A report was submitted to members of the Highland Council committee last week, outlining a bold proposal for Highland to use hydrogen as a guiding factor in meeting its net zero goals and moving to a renewable, circular economy.
The report received great support from elected members for the development of a vision for the use of hydrogen in Highland, along with initial, in-principle backing for the Opportunity Cromarty Firth project as a major component of that vision.
In recognition of the rapidly emerging position for hydrogen at the national and international level, the report outlined how Highland could benefit from and support this transition, and how embracing such change could act as a catalyst for transformation and regeneration and directly support the area’s economic recovery from the COVID-19 pandemic.

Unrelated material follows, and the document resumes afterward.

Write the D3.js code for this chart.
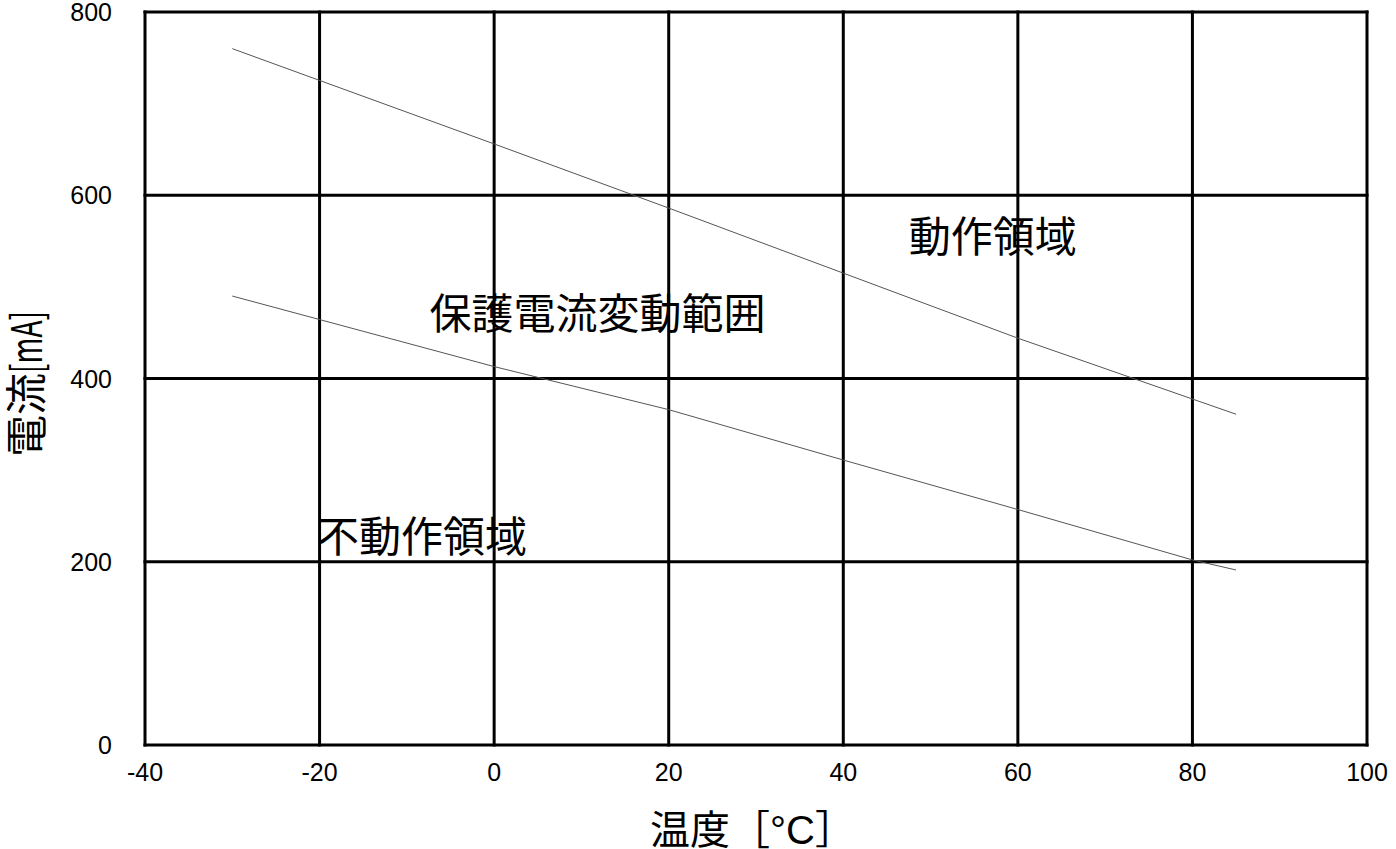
<!DOCTYPE html>
<html>
<head>
<meta charset="utf-8">
<script src="https://cdn.jsdelivr.net/npm/d3@7"></script>
<style>
  html, body { margin: 0; padding: 0; background: #fff; }
  svg { display: block; }
  .tick-label { font-family: "Liberation Sans", Arial, sans-serif; font-size: 25px; fill: #000; }
  .jp { font-family: "Noto Sans CJK JP", sans-serif; fill: #000; }
</style>
</head>
<body>
<div id="chart"></div>
<script>
// values
const xTicks = [-40, -20, 0, 20, 40, 60, 80, 100];
const yTicks = [0, 200, 400, 600, 800];

// upper boundary (動作 threshold) and lower boundary (不動作 threshold)
const upperTemp = [-30, 0, 20, 40, 60, 85];
const upperCurrent = [760, 656, 586, 515, 444, 361];
const lowerTemp = [-30, 0, 20, 40, 60, 80, 85];
const lowerCurrent = [490, 413, 366, 311, 257, 202, 191];

const regionLabels = ["動作領域", "保護電流変動範囲", "不動作領域"];
const regionTemp = [47.5, -7.4, -20.3];
const regionCurrent = [555, 470, 227];

const width = 1396, height = 849;
const margin = { left: 145, right: 29, top: 12, bottom: 104 };

const svg = d3.select("#chart")
    .append("svg")
    .attr("width", width)
    .attr("height", height);

const x = d3.scaleLinear()
    .domain([-40, 100])
    .range([margin.left, width - margin.right]);

const y = d3.scaleLinear()
    .domain([0, 800])
    .range([height - margin.bottom, margin.top]);

// region labels go under the grid (grid lines cross the text in the original)
svg.append("g")
    .selectAll("text")
    .data(regionLabels)
    .join("text")
    .attr("class", "jp")
    .attr("x", (d, i) => x(regionTemp[i]))
    .attr("y", (d, i) => y(regionCurrent[i]))
    .attr("dy", "0.36em")
    .attr("font-size", 42)
    .text(d => d);

// grid
const grid = svg.append("g")
    .attr("stroke", "#000")
    .attr("stroke-width", 3);

grid.selectAll("line.v")
    .data(xTicks)
    .join("line")
    .attr("class", "v")
    .attr("x1", d => x(d))
    .attr("x2", d => x(d))
    .attr("y1", y(0) + 1.5)
    .attr("y2", y(800) - 1.5);

grid.selectAll("line.h")
    .data(yTicks)
    .join("line")
    .attr("class", "h")
    .attr("x1", x(-40) - 1.5)
    .attr("x2", x(100) + 1.5)
    .attr("y1", d => y(d))
    .attr("y2", d => y(d));

// boundary lines
const line = d3.line()
    .x(d => x(d[0]))
    .y(d => y(d[1]));

svg.append("path")
    .datum(d3.zip(upperTemp, upperCurrent))
    .attr("fill", "none")
    .attr("stroke", "#555")
    .attr("stroke-width", 1)
    .attr("d", line);

svg.append("path")
    .datum(d3.zip(lowerTemp, lowerCurrent))
    .attr("fill", "none")
    .attr("stroke", "#555")
    .attr("stroke-width", 1)
    .attr("d", line);

// tick labels
svg.append("g")
    .selectAll("text")
    .data(yTicks)
    .join("text")
    .attr("class", "tick-label")
    .attr("x", x(-40) - 33)
    .attr("y", d => y(d))
    .attr("dy", "0.36em")
    .attr("text-anchor", "end")
    .text(d => d);

svg.append("g")
    .selectAll("text")
    .data(xTicks)
    .join("text")
    .attr("class", "tick-label")
    .attr("x", d => x(d))
    .attr("y", y(0) + 27)
    .attr("dy", "0.36em")
    .attr("text-anchor", "middle")
    .text(d => d);

// y axis title: 電流 plus a narrow [mA]
const yTitle = svg.append("g")
    .attr("transform", "translate(42,457) rotate(-90)");

yTitle.append("text")
    .attr("class", "jp")
    .attr("font-size", 42)
    .attr("x", 0)
    .attr("y", 0)
    .text("電流");

yTitle.append("text")
    .attr("class", "jp")
    .attr("font-size", 42)
    .attr("x", 84)
    .attr("y", 0)
    .attr("textLength", 62)
    .attr("lengthAdjust", "spacingAndGlyphs")
    .text("[mA]");

// x axis title, °C set in the Latin face like the original
const xTitle = svg.append("text")
    .attr("class", "jp")
    .attr("font-size", 40)
    .attr("x", 650)
    .attr("y", 844);

xTitle.append("tspan").text("温度［");
xTitle.append("tspan")
    .attr("font-family", "'Liberation Sans', Arial, sans-serif")
    .text("°C");
xTitle.append("tspan").text("］");
</script>
</body>
</html>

From a decarbonisation perspective, hydrogen is a clean-burning gas that contains more energy per unit of weight than fossil fuels. In a hydrogen economy, hydrogen would be used in place of the fossil fuels which currently provide four fifths of the world’s energy supply and emit the bulk of global greenhouse gas emissions.
Once produced, hydrogen can be stored, liquefied and transported via pipelines, trucks, ships or trains. Additionally, it can be used to make fertiliser, fuel vehicles, heat homes and businesses, generate electricity or drive heavy industry.
The Opportunity Cromarty Firth project comprises various specific opportunities, with the two most pertinent detailed below:
- The Power House – Future Technology Centre – a new applied research centre, dedicated to developing floating offshore wind and green hydrogen technologies. The aim is to create a global centre of excellence and innovation. This centre is being hosted by the University of the Highlands & Islands in Alness.
- Electrolysis Facility & Hydrogen Storage – Green Hydrogen Hub – this opportunity would seek to produce hydrogen within the Cromarty Firth area from wind energy, particularly that generated by offshore windfarms in the Outer Moray Firth. Such a hub will be key to both regional and national decarbonisation plans and will provide valuable export opportunities for both expertise and technologies.
Highland Council members have also recognised that partnership working with Aberdeen City Council would successfully enable economies of scale and efficiencies to be established, along with acquiring the benefit of working in conjunction with an organisation with vast experience in this area as a result of its work to date.
At present, Aberdeen City Council has an eight-year history of hydrogen refuelling and transport applications and it is understood that they intend to approach the market in early summer for an industry partner to help develop their Hub ambitions.
The Council will now undertake work to formalise its support for the emerging hydrogen economy in Highland.
Leader of the Council, Councillor Margaret Davidson, said: “Highland’s natural and environmental assets means that it is very well-placed to work with business and community partners and support the drive to renewable energy transition and to deliver against both the climate & ecological emergencies, whilst also supporting a transition to net zero and a green economic recovery from the COVID-19 pandemic.”
She continued: “With progression of the Opportunity Cromarty Firth project, I am confident that this will play a significant role in attracting new and emerging sectors and diversifies jobs and skills – maintaining and enhancing Highland’s role as a global centre of excellence for renewable energy innovation and generation.”